- Exercise description -
Retype each line of the material exactly, please, skipping any picture in it.

- Source excerpt -
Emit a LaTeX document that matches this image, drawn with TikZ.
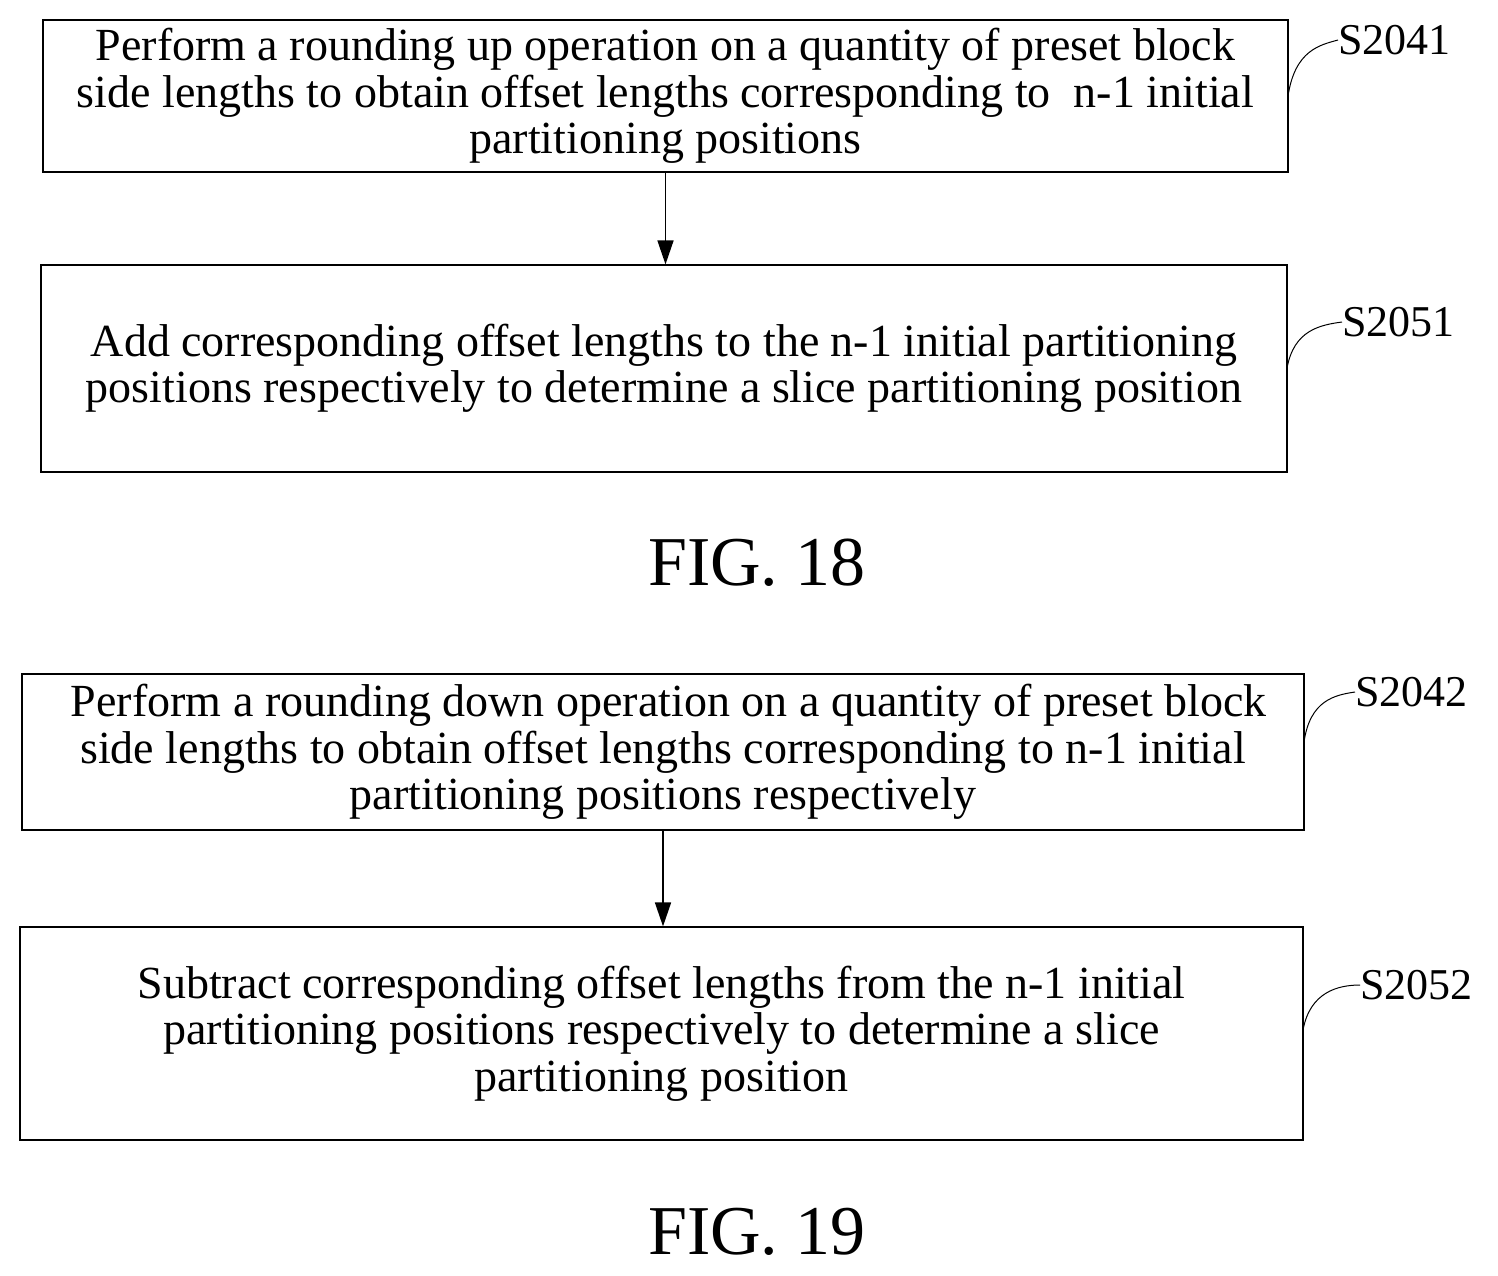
\documentclass[tikz,border=0pt]{standalone}
\usepackage{fontspec}
\setmainfont{Liberation Serif}
\usetikzlibrary{arrows.meta}
\begin{document}
\begin{tikzpicture}[x=0.5pt,y=-0.5pt,
 box/.style={draw,line width=0.6pt,inner sep=0pt,align=center,font=\fontsize{23}{23.2}\selectfont},
 lbl/.style={font=\fontsize{22}{24}\selectfont,anchor=west,inner sep=0pt},
 fig/.style={font=\fontsize{35}{40}\selectfont},
 arr/.style={-{Triangle[length=12pt,width=8pt]},line width=0.8pt},
 wave/.style={line width=0.5pt}]
\useasboundingbox (0,0) rectangle (1498,1275);
\node[box,minimum width=622.5pt,minimum height=76pt] (b1) at (665.5,96) {Perform a rounding up operation on a quantity of preset block\\side lengths to obtain offset lengths corresponding to \ n-1 initial\\partitioning positions};
\node[box,minimum width=623pt,minimum height=103.5pt] (b2) at (664,368.5) {Add corresponding offset lengths to the n-1 initial partitioning\\positions respectively to determine a slice partitioning position};
\node[fig] (f18) at (757,563) {FIG. 18};
\node[box,minimum width=641pt,minimum height=78pt] (b3) at (663,752) {\ Perform a rounding down operation on a quantity of preset block\\side lengths to obtain offset lengths corresponding to n-1 initial\\partitioning positions respectively};
\node[box,minimum width=641.5pt,minimum height=106.5pt] (b4) at (661.5,1033.5) {Subtract corresponding offset lengths from the n-1 initial\\partitioning positions respectively to determine a slice\\partitioning position};
\node[fig] (f19) at (757,1232) {FIG. 19};
\draw[arr] (b1.south) -- (b1.south |- b2.north);
\draw[arr] (b3.south) -- (b3.south |- b4.north);
\node[lbl] (s1) at (1338,40) {S2041};
\node[lbl] (s2) at (1342,322) {S2051};
\node[lbl] (s3) at (1355,692) {S2042};
\node[lbl] (s4) at (1360,985) {S2052};
\coordinate (w1) at (1288,96);
\coordinate (w2) at (1287,368);
\coordinate (w3) at (1304,742);
\coordinate (w4) at (1303,1030);
\draw[wave] (w1) .. controls (1295,50) and (1320,45) .. (s1.west);
\draw[wave] (w2) .. controls (1294,330) and (1320,325) .. (s2.west);
\draw[wave] (w3) .. controls (1310,700) and (1335,695) .. (s3.west);
\draw[wave] (w4) .. controls (1310,992) and (1338,985) .. (s4.west);
\end{tikzpicture}
\end{document}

- Exercise solution -
Emit a LaTeX document that matches this image, drawn with TikZ.
\documentclass[tikz,border=0pt]{standalone}
\usepackage{fontspec}
\setmainfont{Liberation Serif}
\usetikzlibrary{arrows.meta}
\begin{document}
\begin{tikzpicture}[x=0.5pt,y=-0.5pt,
 box/.style={draw,line width=0.6pt,inner sep=0pt,align=center,font=\fontsize{23}{23.2}\selectfont},
 lbl/.style={font=\fontsize{22}{24}\selectfont,anchor=west,inner sep=0pt},
 fig/.style={font=\fontsize{35}{40}\selectfont},
 arr/.style={-{Triangle[length=12pt,width=8pt]},line width=0.8pt},
 wave/.style={line width=0.5pt}]
\useasboundingbox (0,0) rectangle (1498,1275);
\node[box,minimum width=622.5pt,minimum height=76pt] (b1) at (665.5,96) {Perform a rounding up operation on a quantity of preset block\\side lengths to obtain offset lengths corresponding to \ n-1 initial\\partitioning positions};
\node[box,minimum width=623pt,minimum height=103.5pt] (b2) at (664,368.5) {Add corresponding offset lengths to the n-1 initial partitioning\\positions respectively to determine a slice partitioning position};
\node[fig] (f18) at (757,563) {FIG. 18};
\node[box,minimum width=641pt,minimum height=78pt] (b3) at (663,752) {\ Perform a rounding down operation on a quantity of preset block\\side lengths to obtain offset lengths corresponding to n-1 initial\\partitioning positions respectively};
\node[box,minimum width=641.5pt,minimum height=106.5pt] (b4) at (661.5,1033.5) {Subtract corresponding offset lengths from the n-1 initial\\partitioning positions respectively to determine a slice\\partitioning position};
\node[fig] (f19) at (757,1232) {FIG. 19};
\draw[arr] (b1.south) -- (b1.south |- b2.north);
\draw[arr] (b3.south) -- (b3.south |- b4.north);
\node[lbl] (s1) at (1338,40) {S2041};
\node[lbl] (s2) at (1342,322) {S2051};
\node[lbl] (s3) at (1355,692) {S2042};
\node[lbl] (s4) at (1360,985) {S2052};
\coordinate (w1) at (1288,96);
\coordinate (w2) at (1287,368);
\coordinate (w3) at (1304,742);
\coordinate (w4) at (1303,1030);
\draw[wave] (w1) .. controls (1295,50) and (1320,45) .. (s1.west);
\draw[wave] (w2) .. controls (1294,330) and (1320,325) .. (s2.west);
\draw[wave] (w3) .. controls (1310,700) and (1335,695) .. (s3.west);
\draw[wave] (w4) .. controls (1310,992) and (1338,985) .. (s4.west);
\end{tikzpicture}
\end{document}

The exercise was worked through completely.